Aviation Fuel Reserve Calculator (VFR/IFR)

Calculate trip, alternate, and 45-minute reserve fuel per FAR 91.151/91.167

Calculate total minimum fuel for a flight from trip distance, groundspeed, and burn rate, applying the FAR 91.151 VFR 45-minute reserve or the FAR 91.167 IFR alternate-plus-reserve rule, and compare it against your planned fuel on board. It runs free in your browser on Gera Tools, with nothing uploaded.

Last updated Source: Gera Tools

What does FAR 91.151 require for VFR?

For VFR flight in an airplane, FAR 91.151 requires enough fuel to fly to the first point of intended landing plus a reserve to fly at normal cruise for at least 45 minutes, day or night. The tool adds that 45-minute reserve on top of trip fuel.

Running out of fuel is one of the most preventable causes of general aviation accidents, and the FARs set clear minimum reserves for good reason. This calculator works out trip, alternate, and reserve fuel under the VFR rule (FAR 91.151) or the IFR rule (FAR 91.167) and compares the total against the fuel you plan to carry — showing a surplus or a shortfall at a glance.

How it works

Trip fuel is flight time multiplied by burn rate, where flight time is distance divided by groundspeed. In IFR mode, alternate fuel is added the same way for the distance to the alternate. The reserve is the required minutes converted to hours, multiplied by burn rate. A taxi, run-up, and climb allowance covers the fuel consumed before cruise.

trip fuel      = (distance / groundspeed) × burn
alternate fuel = (alt distance / groundspeed) × burn   (IFR only)
reserve fuel   = (reserve minutes / 60) × burn
minimum        = taxi_climb + trip + alternate + reserve
surplus        = fuel_on_board − minimum

VFR vs IFR reserve rules

FAR 91.151 (VFR): enough fuel to fly to the first point of intended landing, plus a reserve to fly at normal cruise speed for at least 45 minutes (day or night). The tool adds that 45-minute block on top of trip fuel.

FAR 91.167 (IFR): enough fuel to the destination, then to the most distant alternate (when one is required), plus 45 minutes at normal cruise.
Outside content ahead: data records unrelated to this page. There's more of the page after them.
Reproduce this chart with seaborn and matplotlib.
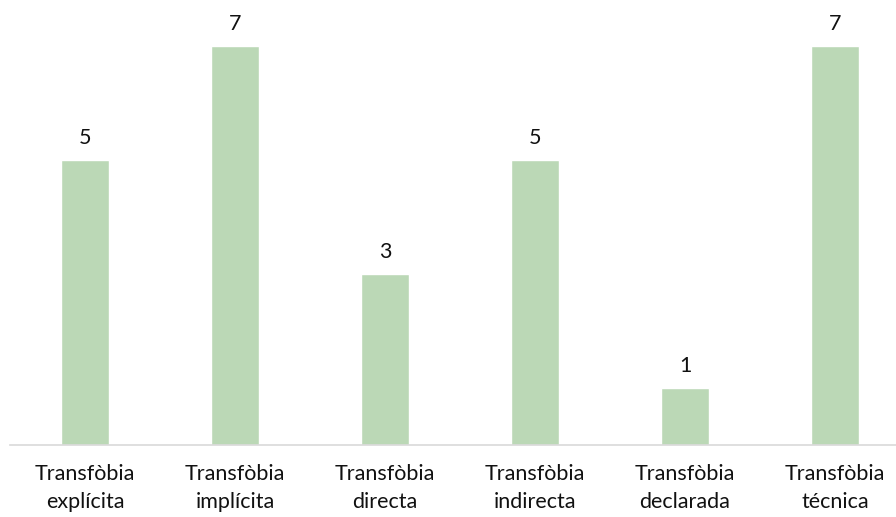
import matplotlib
matplotlib.use("Agg")
import matplotlib.pyplot as plt
import seaborn as sns
import pandas as pd

categories = ["Transfòbia\nexplícita", "Transfòbia\nimplícita", "Transfòbia\ndirecta",
              "Transfòbia\nindirecta", "Transfòbia\ndeclarada", "Transfòbia\ntécnica"]
values = [5, 7, 3, 5, 1, 7]

sns.set_theme(style="white")
plt.rcParams["font.family"] = ["Lato", "DejaVu Sans"]

df = pd.DataFrame({"cat": categories, "val": values})

fig = plt.figure(figsize=(8.96, 5.17), dpi=100)
ax = fig.add_axes([10 / 896, 1 - 445 / 517, 886 / 896, 445 / 517])
sns.barplot(data=df, x="cat", y="val", color="#BBD8B6", width=0.317,
            saturation=1, ax=ax)

ax.set_xlim(-0.5, 5.5 - 14 / 150)
ax.set_ylim(0, 445 / 57)
ax.set_xlabel("")
ax.set_ylabel("")
ax.set_yticks([])
for s in ["top", "right", "left"]:
    ax.spines[s].set_visible(False)
ax.spines["bottom"].set_color("#D9D9D9")
ax.spines["bottom"].set_linewidth(1.2)
ax.tick_params(axis="x", length=0, pad=14, labelsize=15.5, colors="#111111")
for lbl in ax.get_xticklabels():
    lbl.set_linespacing(1.5)

for c in ax.containers:
    ax.bar_label(c, labels=[str(v) for v in values], padding=9,
                 fontsize=15.5, color="#111111")

fig.savefig("out.png", dpi=100)
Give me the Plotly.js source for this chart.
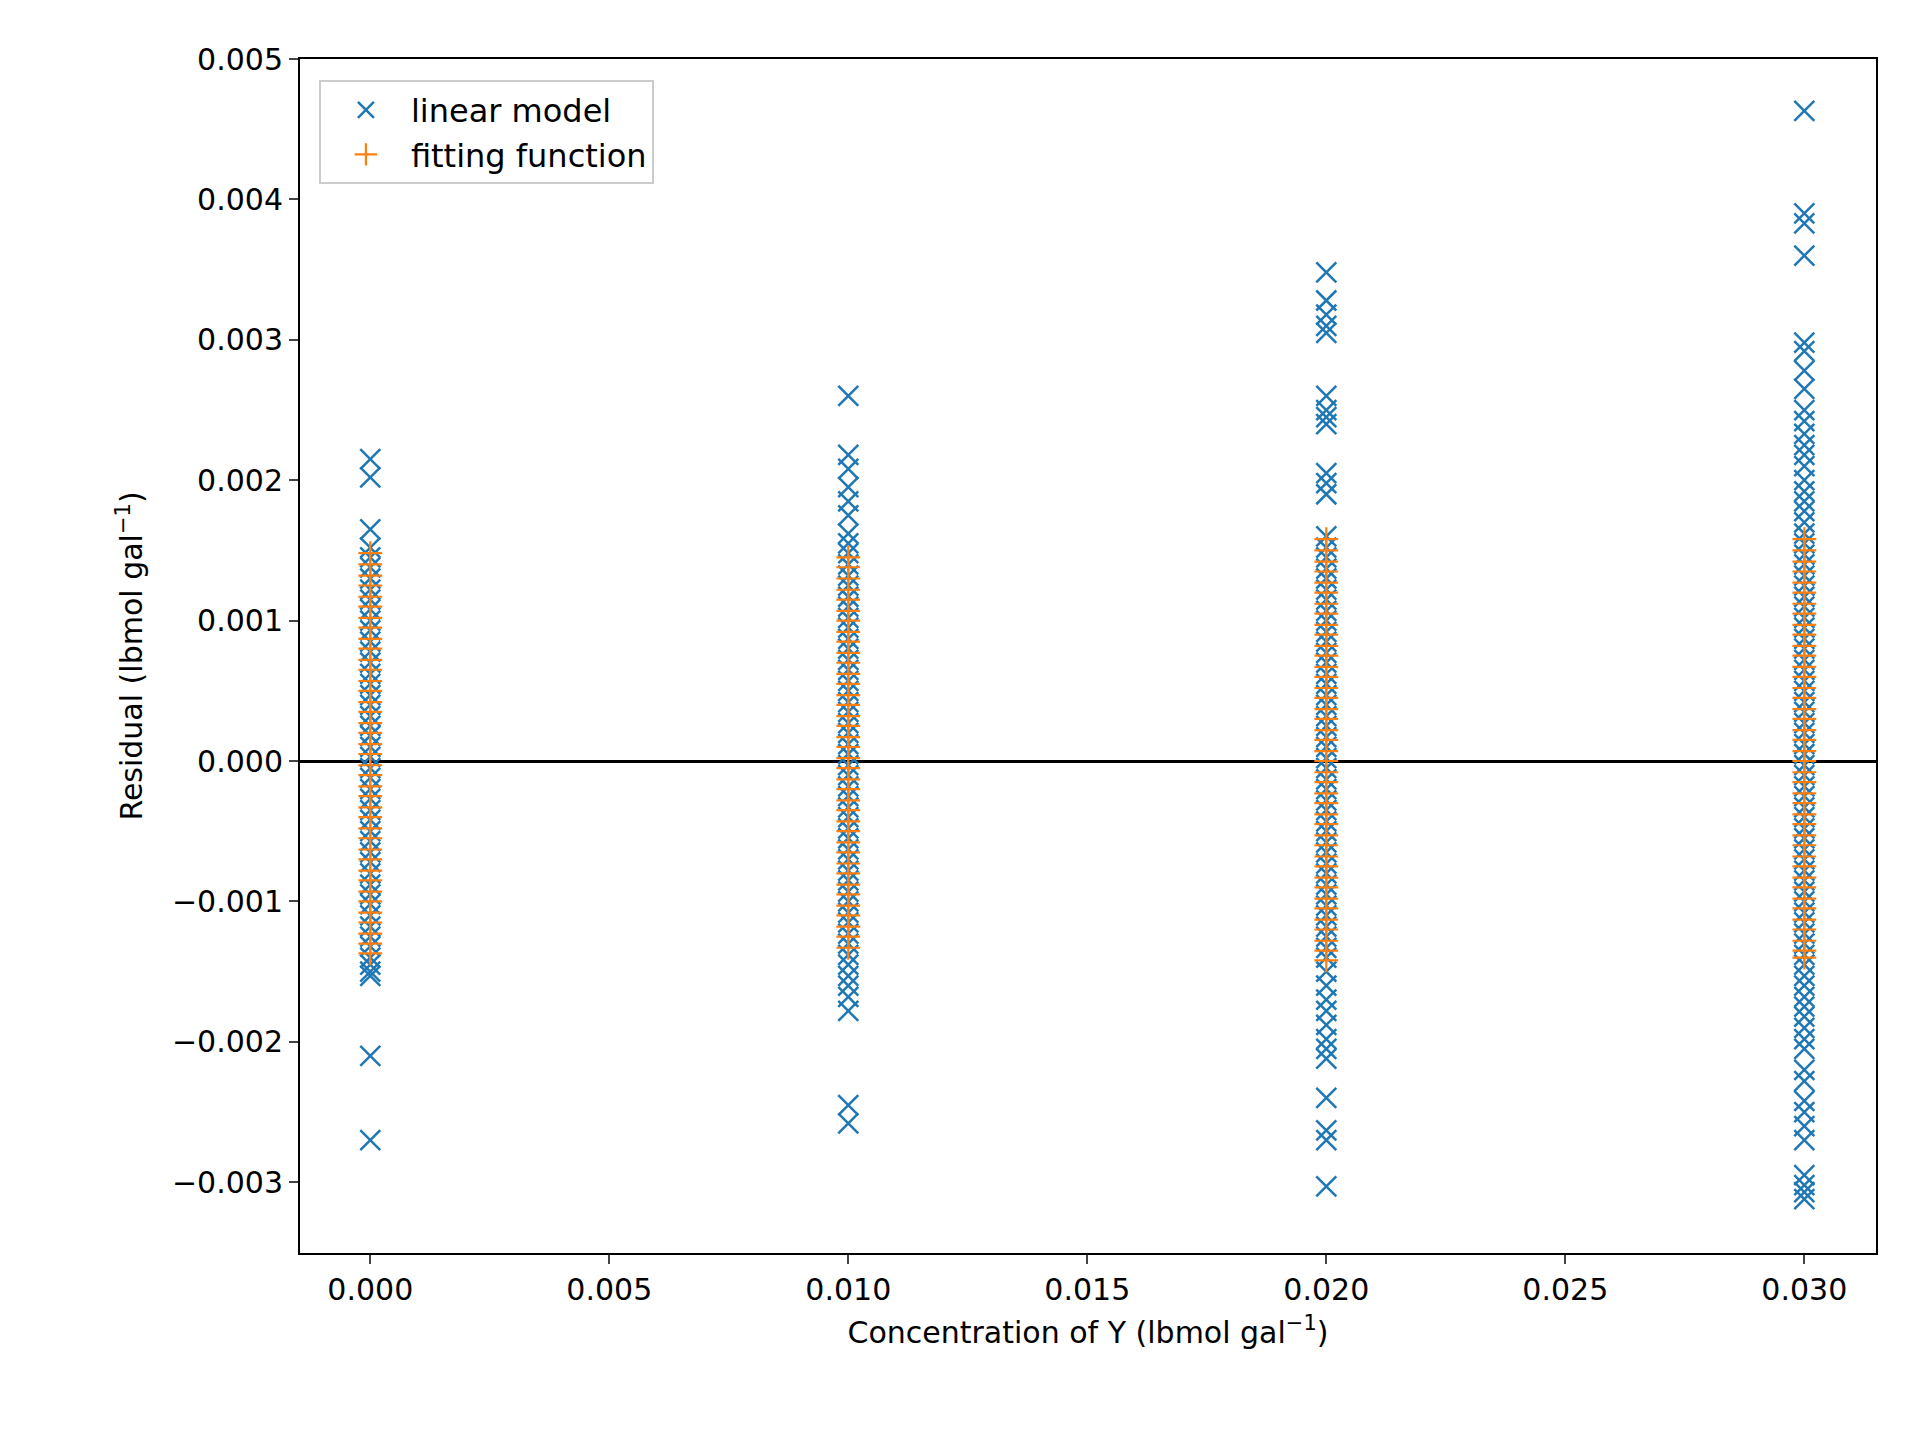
<!DOCTYPE html>
<html><head><meta charset="utf-8">
<script src="https://cdn.plot.ly/plotly-3.0.1.min.js"></script>
<style>body{margin:0;background:#fff}#c{width:1920px;height:1440px}</style>
</head><body><div id="c"></div>
<script>
// residuals in units of 0.001 lbmol/gal
const concentrations = [0.000, 0.010, 0.020, 0.030];
const linear0 = [2.15,2.02,1.65,1.52,1.45,1.38,1.3,1.22,1.15,1.08,1.0,0.93,0.85,0.78,0.7,0.62,0.55,0.47,0.4,0.32,0.25,0.18,0.1,0.03,-0.05,-0.12,-0.2,-0.27,-0.35,-0.42,-0.5,-0.57,-0.65,-0.72,-0.8,-0.88,-0.95,-1.02,-1.1,-1.18,-1.25,-1.32,-1.4,-1.45,-1.5,-1.53,-2.1,-2.7];
const linear1 = [2.6,2.18,2.08,1.95,1.85,1.75,1.62,1.55,1.48,1.4,1.32,1.25,1.17,1.1,1.02,0.95,0.87,0.8,0.72,0.65,0.57,0.5,0.42,0.35,0.27,0.2,0.12,0.05,-0.03,-0.1,-0.18,-0.25,-0.33,-0.4,-0.48,-0.55,-0.63,-0.7,-0.78,-0.85,-0.93,-1.0,-1.08,-1.15,-1.23,-1.3,-1.38,-1.45,-1.53,-1.6,-1.68,-1.78,-2.45,-2.58];
const linear2 = [3.48,3.28,3.18,3.1,3.05,2.6,2.5,2.45,2.4,2.05,1.98,1.9,1.6,1.52,1.45,1.37,1.3,1.22,1.15,1.07,1.0,0.92,0.85,0.77,0.7,0.62,0.55,0.47,0.4,0.32,0.25,0.17,0.1,0.02,-0.05,-0.13,-0.2,-0.28,-0.35,-0.43,-0.5,-0.58,-0.65,-0.73,-0.8,-0.88,-0.95,-1.03,-1.1,-1.18,-1.25,-1.33,-1.4,-1.5,-1.6,-1.7,-1.78,-1.88,-1.98,-2.05,-2.12,-2.4,-2.63,-2.7,-3.03];
const linear3 = [4.63,3.9,3.83,3.6,2.98,2.92,2.78,2.65,2.5,2.42,2.33,2.25,2.18,2.1,2.0,1.92,1.85,1.78,1.7,1.62,1.55,1.47,1.4,1.32,1.25,1.17,1.1,1.02,0.95,0.87,0.8,0.72,0.65,0.57,0.5,0.42,0.35,0.27,0.2,0.12,0.05,-0.03,-0.1,-0.18,-0.25,-0.33,-0.4,-0.48,-0.55,-0.63,-0.7,-0.78,-0.85,-0.93,-1.0,-1.08,-1.15,-1.23,-1.3,-1.38,-1.45,-1.53,-1.6,-1.68,-1.75,-1.82,-1.9,-1.98,-2.05,-2.2,-2.28,-2.42,-2.5,-2.6,-2.7,-2.95,-3.02,-3.07,-3.12];
const fit0 = [1.48,1.4,1.32,1.25,1.17,1.1,1.02,0.95,0.87,0.8,0.72,0.65,0.57,0.5,0.42,0.35,0.27,0.2,0.12,0.05,-0.03,-0.1,-0.18,-0.25,-0.33,-0.4,-0.48,-0.55,-0.63,-0.7,-0.78,-0.85,-0.93,-1.0,-1.08,-1.15,-1.23,-1.3,-1.37];
const fit1 = [1.45,1.38,1.3,1.22,1.15,1.07,1.0,0.92,0.85,0.77,0.7,0.62,0.55,0.47,0.4,0.32,0.25,0.17,0.1,0.02,-0.05,-0.13,-0.2,-0.28,-0.35,-0.43,-0.5,-0.58,-0.65,-0.73,-0.8,-0.88,-0.95,-1.03,-1.1,-1.18,-1.25,-1.33];
const fit2 = [1.58,1.5,1.42,1.35,1.27,1.2,1.12,1.05,0.97,0.9,0.82,0.75,0.67,0.6,0.52,0.45,0.37,0.3,0.22,0.15,0.07,0.0,-0.08,-0.15,-0.23,-0.3,-0.38,-0.45,-0.53,-0.6,-0.68,-0.75,-0.83,-0.9,-0.98,-1.05,-1.13,-1.2,-1.28,-1.35,-1.42];
const fit3 = [1.58,1.5,1.42,1.35,1.27,1.2,1.12,1.05,0.97,0.9,0.82,0.75,0.67,0.6,0.52,0.45,0.37,0.3,0.22,0.15,0.07,0.0,-0.08,-0.15,-0.23,-0.3,-0.38,-0.45,-0.53,-0.6,-0.68,-0.75,-0.83,-0.9,-0.98,-1.05,-1.13,-1.2,-1.28,-1.35,-1.4];

function build(groups){
  const xs=[], ys=[];
  groups.forEach((g,i)=>g.forEach(v=>{xs.push(concentrations[i]); ys.push(v/1000);}));
  return {xs, ys};
}
const L = build([linear0,linear1,linear2,linear3]);
const F = build([fit0,fit1,fit2,fit3]);
const font = {family:'DejaVu Sans', size:30, color:'#000'};
const data = [
 {x:L.xs, y:L.ys, type:'scatter', mode:'markers', name:'linear model',
  marker:{symbol:'x-thin-open', size:20, color:'#1f77b4', line:{width:2.5, color:'#1f77b4'}}},
 {x:F.xs, y:F.ys, type:'scatter', mode:'markers', name:'fitting function',
  marker:{symbol:'cross-thin-open', size:17, color:'#ff7f0e', line:{width:2.2, color:'#ff7f0e'}}}
];
const layout = {
 width:1920, height:1440, paper_bgcolor:'#fff', plot_bgcolor:'#fff', font:font,
 margin:{l:300, r:44, t:59, b:187},
 showlegend:true,
 legend:{x:0.012, y:0.982, xanchor:'left', yanchor:'top', bordercolor:'#ccc', borderwidth:2,
   bgcolor:'rgba(255,255,255,0.8)', font:{family:'DejaVu Sans', size:32}, itemwidth:80, tracegroupgap:12},
 xaxis:{range:[-0.00147,0.0315], tickvals:[0,0.005,0.01,0.015,0.02,0.025,0.03],
   ticktext:['0.000','0.005','0.010','0.015','0.020','0.025','0.030'],
   showline:true, mirror:true, linecolor:'#000', linewidth:2, ticks:'outside', ticklen:9, tickwidth:2,
   showgrid:false, zeroline:false, tickfont:{size:30},
   title:{text:'Concentration of Y (lbmol gal<sup>−1</sup>)', font:{size:30}, standoff:16}},
 yaxis:{range:[-0.003504,0.005], tickvals:[-0.003,-0.002,-0.001,0,0.001,0.002,0.003,0.004,0.005],
   ticktext:['−0.003','−0.002','−0.001','0.000','0.001','0.002','0.003','0.004','0.005'],
   showline:true, mirror:true, linecolor:'#000', linewidth:2, ticks:'outside', ticklen:9, tickwidth:2,
   showgrid:false, zeroline:true, zerolinecolor:'#000', zerolinewidth:3, tickfont:{size:30},
   title:{text:'Residual (lbmol gal<sup>−1</sup>)', font:{size:30}, standoff:20}}
};
Plotly.newPlot('c', data, layout, {displayModeBar:false});
</script></body></html>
The IFR mode adds alternate fuel based on the alternate distance you enter.

When alternate fuel is required under IFR

Under FAR 91.169, an alternate airport is required unless the destination weather forecast is at or above certain ceilings and visibility for the hour before and after arrival — the so-called “1-2-3 rule.” When an alternate is required, it must be filed in the flight plan and its fuel is included in the IFR minimum.

Worked example

A Cessna 172 (burns 8 gallons/hour) flying 150 nm at 110 knots groundspeed, VFR:

  • Trip time: 150 / 110 = 1.36 hours
  • Trip fuel: 1.36 × 8 = 10.9 gal
  • Reserve (45 min): 0.75 × 8 = 6.0 gal
  • Taxi/climb allowance: 2.0 gal
  • Minimum required: 18.9 gal

With 30 gallons on board, the surplus is 11.1 gallons — comfortable, but the legal reserve should never be your planning target. Most experienced pilots aim for a personal reserve well beyond the regulatory minimum.

The legal reserve is not a target — it is the floor. Real planning should add margin for:

  • Headwind error: winds-aloft forecasts can be off; a heavier-than-expected headwind burns extra fuel.
  • Holding delays: busy terminals may issue holds of 10–20 minutes.
  • Reroutes: ATC may vector you around weather, adding distance.
  • Alternate distance: if you are uncertain whether you’ll need an alternate, plan for one anyway.

Keep every fuel input in the same units (all gallons or all litres). Burn and groundspeed figures should come from the actual aircraft POH and the day’s winds-aloft forecast, not from memory.